WARNING - full garbage collections took 12% CPU time recently (threshold: 10%)
distributed.core - INFO - Event loop was unresponsive in Scheduler for 7.34s.  This is often caused by long-running GIL-holding functions or moving large chunks of data. This can cause timeouts and instability.

My data in total is around 30GB and I read it in chunks to hand it to processing. I originally wanted each of the tasks to write a csv file including every year, but I am currently trying if this causing the memory build up, because files only really get written at the end of the job when I tested with 400 tasks out of around 40.000.

Here is a minimum example:

import numpy as np
import pandas as pd
import dask
import dask.dataframe as dd
from dask import delayed
from dask.distributed import Client
from dask_mpi import initialize

def main():
    dask_mpi.core.initialize(memory_limit='auto')

    # Initialize Dask client for parallel processing
    with Client() as client:
        dask.config.set({'logging.distributed': 'error',
                         'timeouts': {'connect': '60s', 'tcp': '60s'},
                         'distributed.scheduler.worker-ttl': None,
                        })

        #--- Get paths
        path = '/path/to/storage'

        def process_coords(coords):
            lon, lat = coords
            print(f"Processing: {coords}")

            # Read data in chunks using daskinto dictionary
            data_at_coords= {
                position: {
                    key: data_at_coords[position][key]
                    .loc[(data_at_coords[position][key].Lon == lon) &
                        (data_at_coords[position][key].Lat == lat)]
                    .reset_index(drop=True).iloc[:,3:].compute().values  # Convert the Dask DataFrame to Pandas DataFrame to allow for row-wise computing
                    for key in all_data[position]
                }
                for position in all_data
            }

            # Filter climate data for coords
            climate_ss = climate.loc[(climate.Lon == lon) &
                                   (climate.Lat == lat),
                                 [variables]].copy().reset_index(drop=True).compute().values

            # Process the grid cell
            df_grid = wd.calc_flux(climate_ss, data_at_coords,path)

            return df_grid

       # read files with dask
        base_path = path
        positions = [position1,  position2]
        keys = [ten_keys]
        file_keys = [ten_file_keys]

        # Initialize mass dictionary
        all_data = {position: {} for position in positions}

        # Load the mass data
        for position in positions:
             for k,key in enumerate(keys):
                 file_key = file_keys[k]
                 file_path = os.path.join(base_path, f"file_{file_key}_{position.capitalize()}.txt")  
                 # Use Dask to read files
                 all_data[position][key] = dd.read_csv(file_path, delim_whitespace=True)

        climate = dd.read_csv(base_path+'climate.txt)
        climate['coords'] = climate.apply(wd.make_tuple,axis=1)
        unique_coords = climate.coords.unique()

        # Create an empty list to hold delayed tasks
        delayed_results = []

        # Parallelize the loop over unique_coords
        for coords in unique_coords:
            delayed_task = delayed(process_coords)(coords)
            delayed_results.append(delayed_task)

        # Compute all the tasks in parallel
        df_flux = dd.from_delayed(delayed_results).compute()

        # Do some things in the end

I know my code is not that efficient.
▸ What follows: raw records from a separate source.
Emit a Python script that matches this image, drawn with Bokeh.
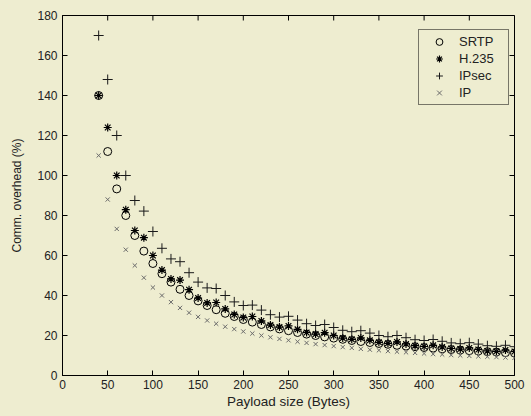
from bokeh.plotting import figure
from bokeh.models import Range1d, SingleIntervalTicker, Legend
from bokeh.embed import file_html
from bokeh.resources import INLINE
import math

payload = [40, 50, 60, 70, 80, 90, 100, 110, 120, 130, 140, 150, 160, 170, 180, 190,
           200, 210, 220, 230, 240, 250, 260, 270, 280, 290, 300, 310, 320, 330, 340,
           350, 360, 370, 380, 390, 400, 410, 420, 430, 440, 450, 460, 470, 480, 490, 500]

srtp = [140.0, 112.0, 93.3, 80.0, 70.0, 62.2, 56.0, 50.9, 46.7, 43.1, 40.0, 37.3, 35.0,
        32.9, 31.1, 29.5, 28.0, 26.7, 25.5, 24.3, 23.3, 22.4, 21.5, 20.7, 20.0, 19.3,
        18.7, 18.1, 17.5, 17.0, 16.5, 16.0, 15.6, 15.1, 14.7, 14.4, 14.0, 13.7, 13.3,
        13.0, 12.7, 12.4, 12.2, 11.9, 11.7, 11.4, 11.2]

h235 = [140.0, 124.0, 100.0, 82.9, 72.5, 68.9, 60.0, 52.7, 48.3, 47.7, 42.9, 38.7, 36.3,
        36.5, 33.3, 30.5, 29.0, 29.5, 27.3, 25.2, 24.2, 24.8, 23.1, 21.5, 20.7, 21.4,
        20.0, 18.7, 18.1, 18.8, 17.6, 16.6, 16.1, 16.8, 15.8, 14.9, 14.5, 15.1, 14.3,
        13.5, 13.2, 13.8, 13.0, 12.3, 12.1, 12.7, 12.0]

ipsec = [170.0, 148.0, 120.0, 100.0, 87.5, 82.2, 72.0, 63.6, 58.3, 56.9, 51.4, 46.7, 43.8,
         43.5, 40.0, 36.8, 35.0, 35.2, 32.7, 30.4, 29.2, 29.6, 27.7, 25.9, 25.0, 25.5,
         24.0, 22.6, 21.9, 22.4, 21.2, 20.0, 19.4, 20.0, 18.9, 17.9, 17.5, 18.0, 17.1,
         16.3, 15.9, 16.4, 15.7, 14.9, 14.6, 15.1, 14.4]

ip = [110.0, 88.0, 73.3, 62.9, 55.0, 48.9, 44.0, 40.0, 36.7, 33.8, 31.4, 29.3, 27.5,
      25.9, 24.4, 23.2, 22.0, 21.0, 20.0, 19.1, 18.3, 17.6, 16.9, 16.3, 15.7, 15.2,
      14.7, 14.2, 13.8, 13.3, 12.9, 12.6, 12.2, 11.9, 11.6, 11.3, 11.0, 10.7, 10.5,
      10.2, 10.0, 9.8, 9.6, 9.4, 9.2, 9.0, 8.8]

x_ticks = [0, 50, 100, 150, 200, 250, 300, 350, 400, 450, 500]
y_ticks = [0, 20, 40, 60, 80, 100, 120, 140, 160, 180]
x_max = 500
y_max = 180

BG = "#EEEDD0"
FONT = "Liberation Sans"
TXT = "#222222"

p = figure(width=531, height=416, output_backend="svg", toolbar_location=None,
           x_range=Range1d(0, x_max), y_range=Range1d(0, y_max),
           min_border_left=62, min_border_right=17, min_border_top=15, min_border_bottom=41,
           background_fill_color=BG, border_fill_color=BG)
p.xgrid.visible = False
p.ygrid.visible = False
p.outline_line_color = "#000000"
p.outline_line_width = 1

p.xaxis.ticker = SingleIntervalTicker(interval=50)
p.yaxis.ticker = SingleIntervalTicker(interval=20)
for ax in (p.xaxis[0], p.yaxis[0]):
    ax.axis_line_color = "#000000"
    ax.major_tick_in = 5
    ax.major_tick_out = 0
    ax.minor_tick_line_color = None
    ax.major_tick_line_color = "#000000"
    ax.major_label_text_font = FONT
    ax.major_label_text_font_size = "12px"
    ax.major_label_text_color = TXT
    ax.axis_label_text_font = FONT
    ax.axis_label_text_font_style = "normal"
    ax.axis_label_text_color = TXT

p.xaxis.axis_label = "Payload size (Bytes)"
p.xaxis.axis_label_text_font_size = "13.5px"
p.xaxis.major_label_standoff = 0
p.xaxis.axis_label_standoff = 2
p.yaxis.axis_label = "Comm. overhead (%)"
p.yaxis.axis_label_text_font_size = "12px"
p.yaxis.major_label_standoff = 1
p.yaxis.axis_label_standoff = 10

# inward ticks on the top and right edges of the box (half of each dash is clipped)
p.scatter(x_ticks, [y_max] * len(x_ticks), marker="dash", angle=math.pi / 2, size=10,
          line_color="#000000", line_width=1)
p.scatter([x_max] * len(y_ticks), y_ticks, marker="dash", size=10,
          line_color="#000000", line_width=1)

r1 = p.scatter(payload, srtp, marker="circle", size=8, fill_color=None,
               line_color="#000000", line_width=1)
r2 = p.scatter(payload, h235, marker="asterisk", size=8,
               line_color="#000000", line_width=1.2)
r3 = p.scatter(payload, ipsec, marker="cross", size=10,
               line_color="#1a1a1a", line_width=1)
r4 = p.scatter(payload, ip, marker="x", size=6,
               line_color="#6a6a6a", line_width=1)

legend = Legend(items=[("SRTP", [r1]), ("H.235", [r2]), ("IPsec", [r3]), ("IP", [r4])],
                location=(356, 270))
legend.background_fill_color = BG
legend.background_fill_alpha = 1
legend.border_line_color = "#000000"
legend.border_line_width = 1
legend.padding = 3
legend.spacing = 0
legend.margin = 0
legend.glyph_width = 34
legend.glyph_height = 17
legend.label_height = 17
legend.label_width = 46
legend.label_standoff = 3
legend.label_text_font = FONT
legend.label_text_font_size = "13px"
legend.label_text_color = TXT
p.add_layout(legend, "center")

html = file_html(p, INLINE)
html = html.replace("<head>", "<head><style>html,body{margin:0;background-color:" + BG + ";}</style>", 1)
open("out.html", "w").write(html)
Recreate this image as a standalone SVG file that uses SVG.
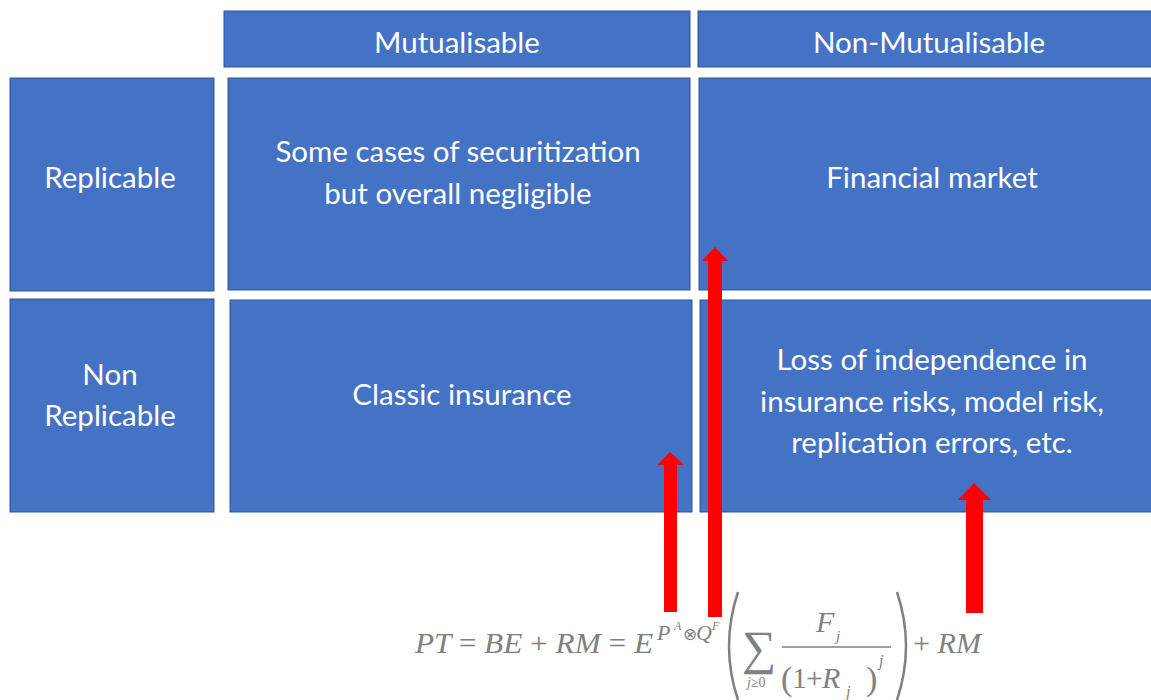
<svg xmlns="http://www.w3.org/2000/svg" width="1151" height="700" viewBox="0 0 1151 700">
<style>
.box{fill:#4472C4;stroke:#2F5597;stroke-width:1}
.t{fill:#FFFFFF;font-family:Lato,"Open Sans",sans-serif;font-size:29.5px;text-anchor:middle}
.arr{fill:#FF0000}
.m{fill:#808080;font-family:"Liberation Serif",serif;font-style:italic}
.mu{fill:#808080;font-family:"Liberation Serif",serif;font-style:normal}
</style>
<rect width="1151" height="700" fill="#FFFFFF"/>
<g id="hdr-mutualisable"><rect class="box" x="224" y="11" width="466" height="56"/><text class="t" x="457" y="53">Mutualisable</text></g>
<g id="hdr-nonmutualisable"><rect class="box" x="698" y="11" width="460" height="56"/><text class="t" x="929" y="53">Non-Mutualisable</text></g>
<g id="row-replicable"><rect class="box" x="10" y="78" width="204" height="213"/><text class="t" x="110" y="188">Replicable</text></g>
<g id="row-nonreplicable"><rect class="box" x="10" y="299" width="204" height="213"/><text class="t" x="110" y="385">Non</text><text class="t" x="110" y="426">Replicable</text></g>
<g id="cell-rep-mut"><rect class="box" x="228" y="78" width="462" height="212"/><text class="t" x="458" y="162">Some cases of securitization</text><text class="t" x="458" y="204">but overall negligible</text></g>
<g id="cell-rep-nonmut"><rect class="box" x="699" y="78" width="460" height="212"/><text class="t" x="932" y="188">Financial market</text></g>
<g id="cell-nonrep-mut"><rect class="box" x="230" y="300" width="462" height="212"/><text class="t" x="462" y="405">Classic insurance</text></g>
<g id="cell-nonrep-nonmut"><rect class="box" x="700" y="300" width="460" height="212"/><text class="t" x="932" y="370">Loss of independence in</text><text class="t" x="932" y="412">insurance risks, model risk,</text><text class="t" x="932" y="453">replication errors, etc.</text></g>
<g id="connectors">
<polygon class="arr" points="664,612 677,612 677,465 684,465 670,452 657,465 664,465"/>
<polygon class="arr" points="708,617 722,617 722,261 728,261 715,247 702,261 708,261"/>
<polygon class="arr" points="966,613 983,613 983,500 991,500 974,483 958,500 966,500"/>
</g>
<g id="formula">
<text class="m" x="415" y="653" font-size="30" textLength="238" lengthAdjust="spacingAndGlyphs">PT <tspan class="mu">=</tspan> BE <tspan class="mu">+</tspan> RM <tspan class="mu">=</tspan> E</text>
<text class="m" font-size="22"><tspan x="657" y="640">P</tspan><tspan x="674" y="630" font-size="12">A</tspan><tspan class="mu" x="683" y="640" font-size="17">⊗</tspan><tspan x="696" y="640">Q</tspan><tspan x="712" y="630" font-size="12">F</tspan></text>
<path d="M738,592 Q720,646 738,700" fill="none" stroke="#808080" stroke-width="2.5"/>
<path d="M897,592 Q915,646 897,700" fill="none" stroke="#808080" stroke-width="2.5"/>
<text class="mu" x="742" y="664" font-size="48">∑</text>
<text class="m" x="747" y="687" font-size="14">j<tspan class="mu">≥0</tspan></text>
<text class="m" font-size="30"><tspan x="816" y="632">F</tspan><tspan x="836" y="641" font-size="15">j</tspan></text>
<line x1="782" y1="647" x2="891" y2="647" stroke="#808080" stroke-width="1.5"/>
<text class="mu" font-size="30"><tspan x="781" y="690" font-size="34">(</tspan><tspan x="792" y="688">1</tspan><tspan x="806" y="688">+</tspan><tspan class="m" x="822" y="688">R</tspan><tspan class="m" x="846" y="697" font-size="16">j</tspan><tspan x="866" y="690" font-size="34">)</tspan><tspan class="m" x="879" y="666" font-size="16">j</tspan></text>
<text class="m" x="913" y="653" font-size="30" textLength="68" lengthAdjust="spacingAndGlyphs"><tspan class="mu">+</tspan> RM</text>
</g>
</svg>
I get this model output in 11 different files, because they are input in the coordinate specific computation in process_ccords where I calculate fluxes for a number of years. df_flux has 200 rows for each coordinate (40.000).
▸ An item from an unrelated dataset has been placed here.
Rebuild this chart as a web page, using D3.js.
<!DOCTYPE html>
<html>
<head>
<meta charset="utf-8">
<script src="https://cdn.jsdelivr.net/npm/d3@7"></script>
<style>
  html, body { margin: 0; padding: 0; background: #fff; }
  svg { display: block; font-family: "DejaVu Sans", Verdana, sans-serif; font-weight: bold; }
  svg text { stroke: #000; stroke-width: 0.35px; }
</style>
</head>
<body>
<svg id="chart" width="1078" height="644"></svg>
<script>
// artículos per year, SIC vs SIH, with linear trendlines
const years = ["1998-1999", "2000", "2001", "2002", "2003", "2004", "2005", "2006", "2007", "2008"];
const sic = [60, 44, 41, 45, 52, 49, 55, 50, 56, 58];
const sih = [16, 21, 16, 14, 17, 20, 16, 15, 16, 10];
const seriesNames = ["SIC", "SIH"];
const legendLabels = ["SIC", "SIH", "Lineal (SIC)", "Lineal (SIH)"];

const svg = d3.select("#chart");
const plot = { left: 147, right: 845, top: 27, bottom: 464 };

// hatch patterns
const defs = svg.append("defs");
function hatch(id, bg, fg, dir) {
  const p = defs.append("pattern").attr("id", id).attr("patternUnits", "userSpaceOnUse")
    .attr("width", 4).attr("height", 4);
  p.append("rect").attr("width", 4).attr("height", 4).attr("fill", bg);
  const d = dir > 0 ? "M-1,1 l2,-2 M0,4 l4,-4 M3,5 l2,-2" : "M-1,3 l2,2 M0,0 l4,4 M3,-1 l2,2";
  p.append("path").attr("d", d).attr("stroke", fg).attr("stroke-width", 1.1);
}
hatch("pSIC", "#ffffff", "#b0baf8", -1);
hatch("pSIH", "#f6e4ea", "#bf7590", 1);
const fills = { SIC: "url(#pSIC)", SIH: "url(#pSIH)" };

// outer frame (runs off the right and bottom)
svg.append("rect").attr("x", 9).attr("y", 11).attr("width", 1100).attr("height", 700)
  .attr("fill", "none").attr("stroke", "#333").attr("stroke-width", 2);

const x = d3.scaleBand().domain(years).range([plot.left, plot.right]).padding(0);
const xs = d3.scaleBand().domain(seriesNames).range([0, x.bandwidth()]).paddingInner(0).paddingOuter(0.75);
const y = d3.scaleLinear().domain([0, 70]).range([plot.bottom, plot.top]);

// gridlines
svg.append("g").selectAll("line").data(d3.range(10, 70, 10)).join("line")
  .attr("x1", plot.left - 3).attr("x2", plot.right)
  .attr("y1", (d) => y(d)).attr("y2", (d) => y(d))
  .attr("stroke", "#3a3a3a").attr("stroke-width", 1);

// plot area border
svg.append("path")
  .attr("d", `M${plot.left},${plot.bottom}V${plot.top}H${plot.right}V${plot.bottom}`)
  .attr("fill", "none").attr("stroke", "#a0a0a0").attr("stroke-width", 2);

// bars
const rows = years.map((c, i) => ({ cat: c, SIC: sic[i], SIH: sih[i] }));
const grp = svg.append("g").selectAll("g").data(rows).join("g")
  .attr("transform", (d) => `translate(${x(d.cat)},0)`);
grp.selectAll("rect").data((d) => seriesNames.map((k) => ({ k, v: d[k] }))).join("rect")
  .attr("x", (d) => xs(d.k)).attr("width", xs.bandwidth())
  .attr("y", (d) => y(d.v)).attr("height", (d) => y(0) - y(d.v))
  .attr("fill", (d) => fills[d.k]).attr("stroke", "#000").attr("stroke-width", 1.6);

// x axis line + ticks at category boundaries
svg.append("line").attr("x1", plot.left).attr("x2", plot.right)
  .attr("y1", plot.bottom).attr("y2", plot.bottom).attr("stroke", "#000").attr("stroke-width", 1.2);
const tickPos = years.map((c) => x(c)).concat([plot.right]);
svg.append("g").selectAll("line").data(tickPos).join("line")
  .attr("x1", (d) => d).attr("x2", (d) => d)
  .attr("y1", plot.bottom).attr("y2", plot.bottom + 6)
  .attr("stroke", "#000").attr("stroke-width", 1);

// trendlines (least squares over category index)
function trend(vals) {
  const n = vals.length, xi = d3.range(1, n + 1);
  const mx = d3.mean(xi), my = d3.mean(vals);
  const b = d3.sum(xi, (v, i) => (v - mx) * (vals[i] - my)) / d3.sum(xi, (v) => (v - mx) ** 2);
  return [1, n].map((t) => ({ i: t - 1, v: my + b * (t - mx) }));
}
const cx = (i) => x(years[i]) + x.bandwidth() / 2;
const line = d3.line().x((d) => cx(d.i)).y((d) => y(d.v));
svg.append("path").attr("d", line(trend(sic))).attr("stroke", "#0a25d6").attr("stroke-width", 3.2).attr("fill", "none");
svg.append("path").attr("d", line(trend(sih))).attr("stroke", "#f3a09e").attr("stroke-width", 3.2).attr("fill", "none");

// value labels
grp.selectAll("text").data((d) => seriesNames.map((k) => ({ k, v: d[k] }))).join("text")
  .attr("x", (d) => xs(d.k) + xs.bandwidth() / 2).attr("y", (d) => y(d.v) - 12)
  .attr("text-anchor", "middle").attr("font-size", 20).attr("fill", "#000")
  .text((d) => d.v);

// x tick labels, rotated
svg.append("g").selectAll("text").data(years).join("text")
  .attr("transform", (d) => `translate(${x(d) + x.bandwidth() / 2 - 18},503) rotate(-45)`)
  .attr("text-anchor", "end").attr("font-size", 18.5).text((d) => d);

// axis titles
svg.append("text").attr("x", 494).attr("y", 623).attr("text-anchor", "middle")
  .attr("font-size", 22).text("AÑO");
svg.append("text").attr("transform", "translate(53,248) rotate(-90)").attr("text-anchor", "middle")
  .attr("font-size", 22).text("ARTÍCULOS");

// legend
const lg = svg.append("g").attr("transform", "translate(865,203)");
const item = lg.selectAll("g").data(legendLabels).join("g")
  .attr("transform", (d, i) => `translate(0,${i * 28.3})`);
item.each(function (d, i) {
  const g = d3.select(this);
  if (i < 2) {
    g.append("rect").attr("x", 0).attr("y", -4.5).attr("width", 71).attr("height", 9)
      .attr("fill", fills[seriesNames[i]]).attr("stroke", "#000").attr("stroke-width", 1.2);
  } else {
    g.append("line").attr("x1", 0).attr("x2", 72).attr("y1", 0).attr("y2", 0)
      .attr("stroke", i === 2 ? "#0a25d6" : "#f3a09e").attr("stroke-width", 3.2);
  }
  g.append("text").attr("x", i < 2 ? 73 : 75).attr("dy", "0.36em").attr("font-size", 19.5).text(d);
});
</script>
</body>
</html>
So that’s it. Any help is really appreciated.

You example is a bit hard to read. I’m not sure of what your real input data is. Not sure why you are storing dask dataframe into a dict all_data, and it seems you are passing this dict to all delayed?

I’m really not sure what you are trying to achieve, and I would need some simplification of your code to understand. Perhaps what you will do if it wasn’t distributed or big data?